_Dataset content:_
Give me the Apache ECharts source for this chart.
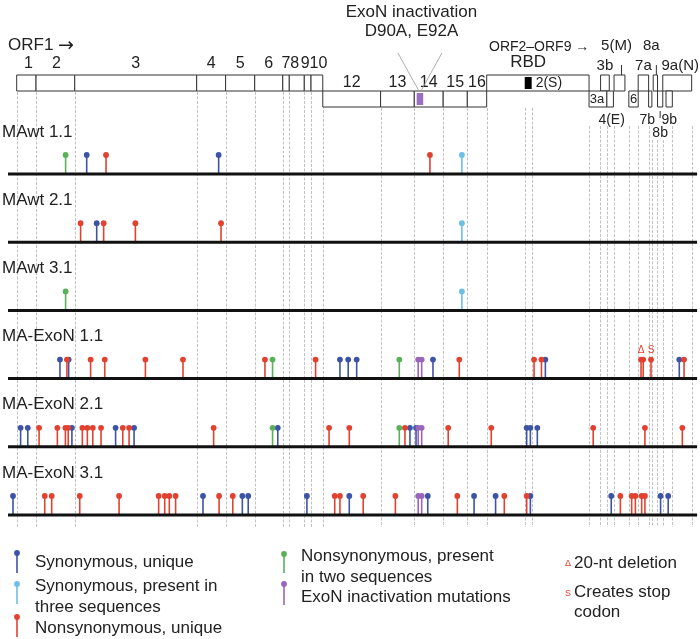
<!DOCTYPE html>
<html>
<head>
<meta charset="utf-8">
<script src="https://cdn.jsdelivr.net/npm/echarts@6/dist/echarts.min.js"></script>
<style>
html, body { margin: 0; padding: 0; background: #fff; }
#chart { width: 700px; height: 639px; }
</style>
</head>
<body>
<div id="chart"></div>
<script>
// genome positions in nt
const trackNames = ['MAwt 1.1', 'MAwt 2.1', 'MAwt 3.1', 'MA-ExoN 1.1', 'MA-ExoN 2.1', 'MA-ExoN 3.1']

// ORF1a segments (upper row), ORF1b segments (lower row)
const orf1a = [['1', 400, 1290], ['2', 1290, 3070], ['3', 3070, 8680], ['4', 8680, 10010], ['5', 10010, 11350],
    ['6', 11350, 12640], ['7', 12640, 12940], ['8', 12940, 13630], ['9', 13630, 13940], ['10', 13940, 14480]]
const orf1b = [['12', 14480, 17140], ['13', 17140, 18690], ['14', 18690, 20020], ['15', 20020, 21130], ['16', 21130, 22020]]
// ORF2-ORF9
const orfUpper = [['2(S)', 22020, 26730], ['3b', 27260, 27660], ['5(M)', 27880, 28380], ['7a', 28990, 29470],
    ['8a', 29680, 29880], ['9a(N)', 30120, 31450]]
const orfLower = [['3a', 26730, 27550], ['4(E)', 27550, 27850], ['6', 28560, 28990], ['7b', 29470, 29620],
    ['8b', 29880, 30120], ['9b', 30270, 30560]]
const rbd = [23770, 24090]
const exonSite = [18800, 19100]
const boundaries = [400, 1290, 3070, 8680, 10010, 11350, 12640, 12940, 13630, 13940, 14480, 17140, 18690, 20020,
    21130, 22020, 23770, 24090, 26730, 27230, 27540, 27880, 28550, 28990, 29490, 29640, 29840, 30150, 30560, 31450]

// mutations: [position, kind]
// s = synonymous unique, s3 = synonymous in three, n = nonsynonymous unique, n2 = nonsyn in two, x = ExoN inactivation
const mawt11 = [[2650, 'n2'], [3620, 's'], [4510, 'n'], [9690, 's'], [19410, 'n'], [20880, 's3']]
const mawt21 = [[3340, 'n'], [4080, 's'], [4400, 'n'], [5860, 'n'], [9800, 'n'], [20880, 's3']]
const mawt31 = [[2650, 'n2'], [20880, 's3']]
const exon11 = [[2390, 's'], [2710, 'n'], [2790, 's'], [3800, 'n'], [4450, 'n'], [6320, 'n'], [8050, 'n'], [11820, 'n'],
    [12170, 'n2'], [14150, 'n'], [15270, 's'], [15650, 's'], [16040, 's'], [18000, 'n2'], [18870, 'x'], [19030, 'x'],
    [19550, 's'], [20760, 'n'], [24200, 'n'], [24540, 'n'], [24720, 's'], [29120, 'n'], [29220, 'n'], [29580, 'n'],
    [30880, 's'], [31100, 'n']]
const exon21 = [[580, 's'], [910, 's'], [1430, 'n'], [2270, 'n'], [2640, 'n'], [2770, 'n'], [2940, 's'], [3420, 'n'],
    [3650, 'n'], [3900, 'n'], [4280, 'n'], [4950, 's'], [5280, 'n'], [5570, 'n'], [5800, 's'], [9460, 'n'],
    [12170, 'n2'], [12410, 's'], [14770, 'n'], [15700, 'n'], [18000, 'n2'], [18260, 'n'], [18490, 's'], [18770, 's'],
    [18870, 'x'], [19030, 'x'], [20250, 'n'], [22230, 'n'], [23860, 's'], [24030, 's'], [24350, 's'], [26920, 'n'],
    [29300, 'n'], [31020, 'n']]
const exon31 = [[230, 's'], [1690, 'n'], [2010, 'n'], [3300, 'n'], [5110, 'n'], [6930, 'n'], [7210, 'n'], [7420, 'n'],
    [7710, 'n'], [8970, 's'], [9710, 'n'], [10340, 'n'], [10780, 's'], [11050, 's'], [13750, 's'], [15030, 'n'],
    [15270, 'n'], [15700, 's'], [16340, 'n'], [17820, 'n'], [18870, 'x'], [19030, 'x'], [19310, 's'], [20670, 'n'],
    [21440, 's'], [22430, 's'], [22830, 'n'], [23860, 'n'], [24030, 's'], [27750, 's'], [28170, 'n'], [28690, 'n'],
    [28860, 'n'], [29150, 'n'], [29300, 'n'], [30020, 's'], [30370, 's']]
const tracks = [mawt11, mawt21, mawt31, exon11, exon21, exon31]

// special marks: [track, position, symbol]
const marks = [[3, 29120, 'Δ'], [3, 29580, 'S']]

// ---- layout / style ----
const FONT = "'Liberation Sans', Arial, Helvetica, sans-serif"
const kinds = {
    s: '#3c53a6',
    s3: '#6cbfe9',
    n: '#e2412f',
    n2: '#5ab15a',
    x: '#9a66b9'
}
const ROW_TOP = 75, ROW_MID = 91, ROW_H = 16
const BASE0 = 174, STEP = 68.2, STEM = 19

const genes = []
orf1a.forEach(g => genes.push({ key: '1a:' + g[0], name: g[0], start: g[1], end: g[2], row: 0, place: 'above1' }))
orf1b.forEach(g => genes.push({ key: '1b:' + g[0], name: g[0], start: g[1], end: g[2], row: 1, place: 'band' }))
orfUpper.forEach(g => genes.push({ key: 'up:' + g[0], name: g[0], start: g[1], end: g[2], row: 0, place: 'above' }))
orfLower.forEach(g => genes.push({ key: 'lo:' + g[0], name: g[0], start: g[1], end: g[2], row: 1, place: 'below' }))

// label tweaks: [place, dx]
const labelFix = {
    '1a:1': ['above1', 2], '1a:2': ['above1', 1], '1a:8': ['above1', -2], '1a:9': ['above1', -2.5], '1a:10': ['above1', 1.5],
    'up:2(S)': ['inside', 11], 'lo:3a': ['inside', -1], 'lo:6': ['inside', 0],
    'up:5(M)': ['above2', -3], 'up:8a': ['above2', -4], 'up:9a(N)': ['above', 3],
    'lo:4(E)': ['below', 1.5], 'lo:7b': ['below', -3], 'lo:8b': ['below2', 0]
}

function text(str, x, y, size, opts) {
    opts = opts || {}
    return {
        type: 'text',
        style: {
            text: str, x: x, y: y,
            font: (opts.weight || 'normal') + ' ' + size + 'px ' + (opts.family || FONT),
            fill: opts.color || '#222',
            align: opts.align || 'center', textAlign: opts.align || 'center',
            verticalAlign: 'middle', textVerticalAlign: 'middle'
        },
        z2: 10
    }
}

function renderGene(params, api) {
    const g = genes[params.dataIndex]
    const x1 = api.coord([g.start, 0])[0]
    const x2 = api.coord([g.end, 0])[0]
    const y = g.row === 0 ? ROW_TOP : ROW_MID
    const children = [{
        type: 'rect',
        shape: { x: x1, y: y, width: x2 - x1, height: ROW_H },
        style: { fill: '#fff', stroke: '#333', lineWidth: 1 }
    }]
    const fix = labelFix[g.key] || [g.place, 0]
    const cx = (x1 + x2) / 2 + fix[1]
    const place = fix[0]
    if (place === 'above1') children.push(text(g.name, cx, 64, 16))
    else if (place === 'band') children.push(text(g.name, cx, 83, 16))
    else if (place === 'above') children.push(text(g.name, cx, 66, 15))
    else if (place === 'inside') children.push(text(g.name, cx, g.row === 0 ? 83 : 99, g.row === 0 ? 14 : 13))
    else if (place === 'above2') {
        children.push(text(g.name, cx, 46, 15))
        children.push({ type: 'line', shape: { x1: cx + 5, y1: 65, x2: cx + 5, y2: ROW_TOP }, style: { stroke: '#333', lineWidth: 1 } })
    } else if (place === 'below') children.push(text(g.name, cx, 120, 14))
    else if (place === 'below2') {
        children.push(text(g.name, cx, 133, 14))
        children.push({ type: 'line', shape: { x1: cx, y1: 111, x2: cx, y2: 118 }, style: { stroke: '#333', lineWidth: 1 } })
    }
    return { type: 'group', children: children }
}

function renderFeatures(params, api) {
    const r1 = api.coord([rbd[0], 0])[0], r2 = api.coord([rbd[1], 0])[0]
    const e1 = api.coord([exonSite[0], 0])[0], e2 = api.coord([exonSite[1], 0])[0]
    const ec = (e1 + e2) / 2
    return {
        type: 'group',
        children: [
            { type: 'rect', shape: { x: r1, y: ROW_TOP + 2, width: r2 - r1, height: ROW_H - 4 }, style: { fill: '#000' } },
            text('RBD', (r1 + r2) / 2, 62, 17),
            { type: 'rect', shape: { x: e1, y: ROW_MID + 2, width: e2 - e1, height: ROW_H - 4 }, style: { fill: '#9a6fbf' } },
            { type: 'line', shape: { x1: ec - 22, y1: 53, x2: ec - 1, y2: ROW_MID }, style: { stroke: '#999', lineWidth: 0.8 } },
            { type: 'line', shape: { x1: ec + 22, y1: 53, x2: ec + 1, y2: ROW_MID }, style: { stroke: '#999', lineWidth: 0.8 } },
            text('ExoN inactivation', ec - 8.5, 12, 17),
            text('D90A, E92A', ec - 8.5, 31, 17)
        ]
    }
}

function renderGridline(params, api) {
    const b = api.value(0)
    const x = Math.round(api.coord([b, 0])[0]) + 0.5
    let y0 = 108
    if (b <= 14480) y0 = ROW_MID + 1
    else if (b >= 26730) y0 = (b > 29600 && b < 30200) ? 140 : 126
    return {
        type: 'line',
        shape: { x1: x, y1: y0, x2: x, y2: 527 },
        style: { stroke: '#c2c2c2', lineWidth: 1, lineDash: [3, 1.5] }
    }
}

function renderTrack(params, api) {
    const i = api.value(0)
    const y = api.coord([0, BASE0 + i * STEP])[1]
    const xa = api.coord([0, 0])[0], xb = api.coord([31700, 0])[0]
    return {
        type: 'group',
        children: [
            { type: 'line', shape: { x1: xa, y1: y, x2: xb, y2: y }, style: { stroke: '#111', lineWidth: 3 } },
            text(trackNames[i], 2, y - 42, 17, { align: 'left' })
        ]
    }
}

function mutationSeries(kind) {
    const data = []
    tracks.forEach((t, i) => t.forEach(m => { if (m[1] === kind) data.push([m[0], i]) }))
    return {
        type: 'custom',
        coordinateSystem: 'cartesian2d',
        clip: false,
        silent: true,
        z: 5,
        data: data,
        renderItem: function (params, api) {
            const x = api.coord([api.value(0), 0])[0]
            const base = api.coord([0, BASE0 + api.value(1) * STEP])[1]
            return {
                type: 'group',
                children: [
                    { type: 'line', shape: { x1: x, y1: base, x2: x, y2: base - STEM }, style: { stroke: kinds[kind], lineWidth: 1.6 } },
                    { type: 'circle', shape: { cx: x, cy: base - STEM, r: 2.9 }, style: { fill: kinds[kind] } }
                ]
            }
        }
    }
}

function lolly(x, y1, y2, color) {
    return {
        type: 'group',
        children: [
            { type: 'line', shape: { x1: x, y1: y1, x2: x, y2: y2 }, style: { stroke: color, lineWidth: 1.6 } },
            { type: 'circle', shape: { cx: x, cy: y1, r: 2.9 }, style: { fill: color } }
        ]
    }
}

const legendGraphics = [
    lolly(17, 553, 573, kinds.s),
    text('Synonymous, unique', 35, 562, 17, { align: 'left' }),
    lolly(17, 584, 604, kinds.s3),
    text('Synonymous, present in', 35, 586, 17, { align: 'left' }),
    text('three sequences', 35, 607, 17, { align: 'left' }),
    lolly(17, 617, 637, kinds.n),
    text('Nonsynonymous, unique', 35, 628, 17, { align: 'left' }),
    lolly(284, 554, 573, kinds.n2),
    text('Nonsynonymous, present', 301, 556, 17, { align: 'left' }),
    text('in two sequences', 301, 577, 17, { align: 'left' }),
    lolly(284, 584, 605, kinds.x),
    text('ExoN inactivation mutations', 301, 597, 17, { align: 'left' }),
    text('Δ', 568, 564, 9, { color: kinds.n }),
    text('20-nt deletion', 574, 563, 17, { align: 'left' }),
    text('S', 568, 594, 9, { color: kinds.n }),
    text('Creates stop', 574, 592, 17, { align: 'left' }),
    text('codon', 574, 612, 17, { align: 'left' }),
    text('ORF1', 8, 45, 17, { align: 'left' }),
    text('→', 58, 46, 19, { align: 'left', family: "'DejaVu Sans', sans-serif" }),
    text('ORF2–ORF9 →', 489, 47, 14, { align: 'left' })
]

const chart = echarts.init(document.getElementById('chart'))

const option = {
    animation: false,
    grid: { left: 8, right: 2.9, top: 0, bottom: 0 },
    xAxis: { type: 'value', min: 0, max: 31700, show: false },
    yAxis: { type: 'value', min: 0, max: 639, inverse: true, show: false },
    graphic: legendGraphics,
    series: [
        {
            type: 'custom', coordinateSystem: 'cartesian2d', clip: false, silent: true, z: 1,
            data: boundaries.map(b => [b]),
            renderItem: renderGridline
        },
        {
            type: 'custom', coordinateSystem: 'cartesian2d', clip: false, silent: true, z: 3,
            data: genes.map(g => [g.start, g.end]),
            renderItem: renderGene
        },
        {
            type: 'custom', coordinateSystem: 'cartesian2d', clip: false, silent: true, z: 4,
            data: [[exonSite[0], 0]],
            renderItem: renderFeatures
        },
        mutationSeries('s'),
        mutationSeries('s3'),
        mutationSeries('n'),
        mutationSeries('n2'),
        mutationSeries('x'),
        {
            type: 'custom', coordinateSystem: 'cartesian2d', clip: false, silent: true, z: 6,
            data: trackNames.map((n, i) => [i]),
            renderItem: renderTrack
        },
        {
            type: 'custom', coordinateSystem: 'cartesian2d', clip: false, silent: true, z: 6,
            data: marks.map(m => [m[1], m[0]]),
            renderItem: function (params, api) {
                const x = api.coord([api.value(0), 0])[0]
                const base = api.coord([0, BASE0 + api.value(1) * STEP])[1]
                return text(marks[params.dataIndex][2], x, base - STEM - 9, 10, { color: kinds.n })
            }
        }
    ]
}

chart.setOption(option)
</script>
</body>
</html>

_Request:_ Write out the lines from the start of the material to the line with "const trackNames = ['MAwt", inclusive and exactly. Skip the pictures.

_Output for this task:_
Give me the Apache ECharts source for this chart.
<!DOCTYPE html>
<html>
<head>
<meta charset="utf-8">
<script src="https://cdn.jsdelivr.net/npm/echarts@6/dist/echarts.min.js"></script>
<style>
html, body { margin: 0; padding: 0; background: #fff; }
#chart { width: 700px; height: 639px; }
</style>
</head>
<body>
<div id="chart"></div>
<script>
// genome positions in nt
const trackNames = ['MAwt 1.1', 'MAwt 2.1', 'MAwt 3.1', 'MA-ExoN 1.1', 'MA-ExoN 2.1', 'MA-ExoN 3.1']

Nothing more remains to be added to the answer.